I enjoyed the book very much, and I think any boy (or girl) with an interest in knights and castles and battles will like it, too. However, there is a huge problem with the book. You’ll notice that the small print on the cover of the book says “Book 1”. The book ends with what can only be called a cliffhanger, completely unresolved, and the next book is due to be published in Fall 2009. If you can live with the cliffhanger that is LOST, and the many other unresolved story lines that we get in book series and TV series nowadays, stories that are “to be continued” a whole year from their initiation, then go ahead and read The Youngest Templar: Keeper of the Grail. If not, you could wait until next year to start the series, but since I’m betting that there will be a third book, or maybe even more, you may not want to hold your breath until the adventure ends.

This one is all about movement and plot, thrills and spills, and as Mr. Spradlin’s website advises, “Action. Drama. Humor. And stuff BLOWS UP.” I don’t exactly remember where anything blew up in this book. I think it’s setting is pre-gunpowder. But there are swords, slicing and dicing, and assassins. What more could you ask for?

By the way, I think I’ll try this: I See What You’re Saying., if I can manage to upload a video. I’ve never put a picture of myself on the blog for the same reason I don’t look in the mirror too often. This way, I don’t have to stare at myself, and I can pretend I still look the same way I did when I was twenty-something. I don’t mind being fifty-one, but I don’t like the way I look as much as I used to. Nevertheless, this will be a one-time thing, and I hope some of you will participate, too. I’d enjoy seeing (and hearing) some of you whose voices I have only seen in print.

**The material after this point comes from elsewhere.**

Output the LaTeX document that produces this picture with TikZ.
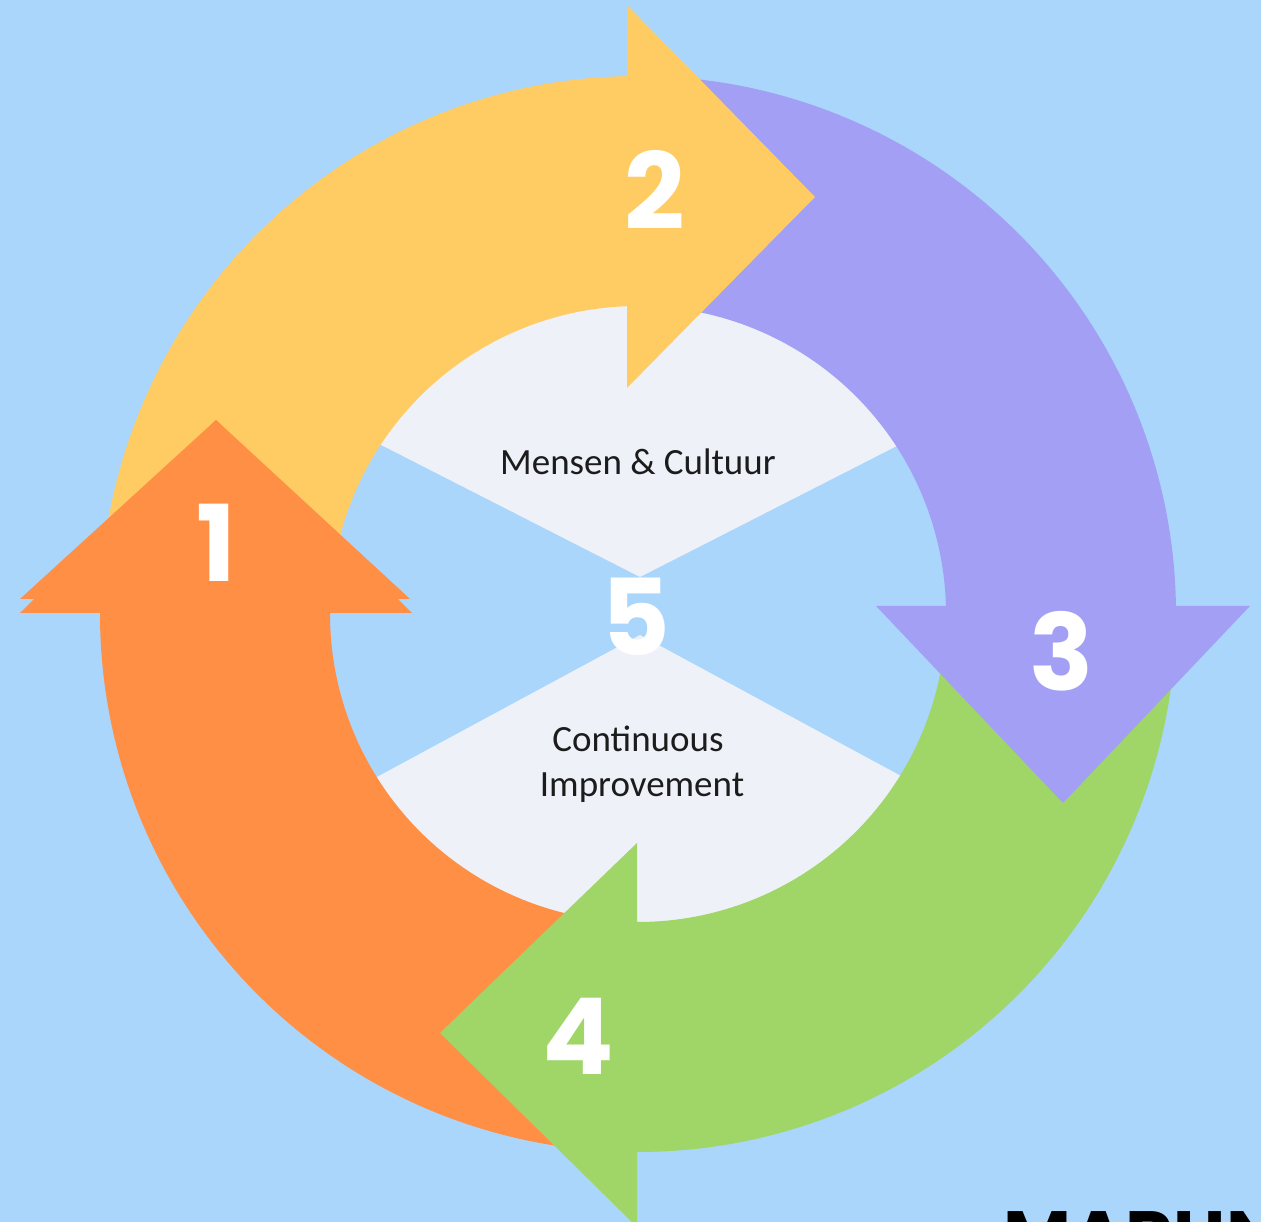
\documentclass[tikz,border=0pt]{standalone}
\usepackage{fontspec}
\setmainfont{Carlito}
\newfontfamily\numfont{Poppins}
\definecolor{bgblue}{RGB}{170,214,252}
\definecolor{cyellow}{RGB}{254,204,98}
\definecolor{cpurple}{RGB}{162,159,244}
\definecolor{corange}{RGB}{255,143,68}
\definecolor{cgreen}{RGB}{160,213,104}
\definecolor{clight}{RGB}{238,242,248}
\definecolor{ctext}{RGB}{28,28,28}
\newcommand\ringseg[3]{\fill[#1] (#2:308) -- (#2:538) arc[start angle=#2,end angle=#3,radius=538] -- (#3:308) arc[start angle=#3,end angle=#2,radius=308] -- cycle;}
\tikzset{
  numlabel/.style={text=white,inner sep=0pt,font=\numfont\bfseries\fontsize{106}{106}\selectfont},
  caption/.style={text=ctext,inner sep=0pt,anchor=base,font=\fontsize{37}{42}\selectfont}
}
\begin{document}
\begin{tikzpicture}[x=1pt,y=1pt]
\fill[bgblue] (0,0) rectangle (1261,1222);
\useasboundingbox (0,0) rectangle (1261,1222);
\begin{scope}[shift={(638,608)}]
  % centre
  \begin{scope}
    \clip (3,0) circle[radius=311];
    \fill[clight] (2,37) -- (-400,242) -- (-400,400) -- (400,400) -- (400,240) -- cycle;
    \fill[clight] (2,-21) -- (-400,-238) -- (-400,-400) -- (400,-400) -- (400,-236) -- cycle;
  \end{scope}
  % shafts
  \ringseg{corange}{270}{178}
  \ringseg{cyellow}{179}{88}
  \ringseg{cpurple}{91}{-2}
  \ringseg{cgreen}{0}{-92}
  % heads
  \fill[corange] (-618,15) -- (-228,15) -- (-422,194) -- cycle;
  \fill[corange] (-618,1) -- (-226,1) -- (-422,194) -- cycle;
  \fill[cyellow] (-11,609) -- (-11,226) -- (177,417) -- cycle;
  \fill[cpurple] (238,8) -- (612,8) -- (425,-189) -- cycle;
  \fill[cgreen] (-1,-229) -- (-1,-613) -- (-198,-419) -- cycle;
  % labels
  \node[numlabel] (n1) at (-422,71) {1};
  \node[numlabel] (n2) at (17,424) {2};
  \node[numlabel] (n3) at (424,-37) {3};
  \node[numlabel] (n4) at (-60,-422) {4};
  \node[numlabel] (n5) at (-2,-3) {5};
  \node[caption] (mc) at (0,139) {Mensen \& Cultuur};
  \node[caption] (ci1) at (0,-138) {Continuous};
  \node[caption] (ci2) at (4,-183) {Improvement};
\end{scope}
\node[anchor=north west,inner sep=0pt,text=black,font=\numfont\bfseries\fontsize{74}{74}\selectfont] (brand) at (1003,11) {MARUN};
\end{tikzpicture}
\end{document}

Reading through a Hurricane

Two from Camille at Book Moot.

Jen reviews a middle grade fiction title, Hurricane by Terry Trueman, on a hurricane in Honduras and its aftermath.

Semicolon review of Galveston’s Summer of the Storm by Julie Lake.

Semicolon review of Isaac’s Storm by Eric Larson.

I suggest for the younger set, although it’s about a summer storm, not a hurricane: The Storm Book by Charlotte Zolotow.

Other picture books on hurricanes:

Hurricane! by David Wiesner. Two brothers enjoy the excitement of a hurricane and the fun of climbing on a downed tree in their front yard.

Hurricane! by Corinne Demas. Margo and her family prepare for Hurricane Bob in 1991.

Semicolon’s September: Celebrations, Links and Birthdays

Abigail Iris: The One and Only by Lisa Glatt and Suzanne Greenberg

Move over, Clementine! Make room, Ramona! Judy Moody, Clarice Bean and Lucy Rose, you have a friend: Abigail Iris, The One and Only!

Abigail Iris is eight years old, and her adventures are just right for second and third grade readers. She has three friends, all of whom happen to be Onlies, the only child in the family. Abigail Iris, has two brothers and a sister, and while she’s not exactly jealous of her friends’ families, she does see some definite advantages to being an Only.

For instance, according to Abigail Iris:

“When you’re an Only, your house is sometimes bigger, and your car always, always has automatic windows.” Also “lots of leg room even in the backseat.”

“When you’re an Only, you have Heelys and sometimes you get pierced ears before you turn twelve. You have your own room and you can paint it any color you want.”

“Room service isn’t nearly as impressive when you’re an Only.”

“Oh, and you get your own big bed at the hotel, and even when you lay in the middle of that bed and spread your arms our as far as they’ll go, you’ll never, ever reach the end of the mattress. It’s impossible.”

“Onlies have Heelys and beach cruisers and get to go to ballet camp in the summer.”

And “Onlies are the luckiest girls in all of the world because they are not on a budget.”

In a nutshell, the book tells the story of how Abigail Iris gets to go on vacation with one of her best Only friends, Genevieve, to San Francisco and of how she figures out that “even Onlies aren’t happy every single minute.” There’s a nice balance in the book between the advantages and disadvantages of being an only child and the ups and downs of having a larger family. And Abigail Iris is a delight.

Thanks to Bloomsbury/Walker Books for sending the review copy of this one, this time for real. I’m going to give it to my nine year old and watch her smile her way through it.

Expected publication date: March, 2009.

Go here for Little Willow’s list of Ramona readalikes, and I expect her to add Abigail Iris soon.

Don’t Talk To Me About the War by David A. Adler

Thirteen year old Tommy Duncan isn’t interested in the news from Europe, news of war. It’s May, 1940, and it just might be the year the Brooklyn Dodgers win the series. And that’s the kind of news that interests Tommy. His friend, Beth, however, talks about the war in Europe all the time, and Tommy doesn’t understand half of what she’s talking about. But he still likes her a lot, even if she does try to get him to read the war news with her when they meet at Goldman’s Coffee Shop to walk to school together.

Tommy and his friends are seventh graders, but they act and feel younger. I think that’s because the story is set in 1940, before the U.S. entered World War II. Even though the kids in the story seem younger than thirteen in some ways, the story feels right, maybe because children didn’t take on a psuedo-sophistication as young as kids do now. They did take on responsibility, however. Tommy’s friend, Beth, does all the cooking and shopping for her family because her mother is dead. And Tommy takes more and more responsibility as the story progresses because his mother is dealing with a mysterious illness that makes her more and more dependent on Tommy and his dad.

The voices of the kids, especially Tommy the narrator, work well and help to set the story in another era. But today’s thirteen year olds and older may become impatient with Tommy and his straightforward way of thinking and talking and behaving. There’s not a lot of nuance or worldly sophistication here. I found it refreshing.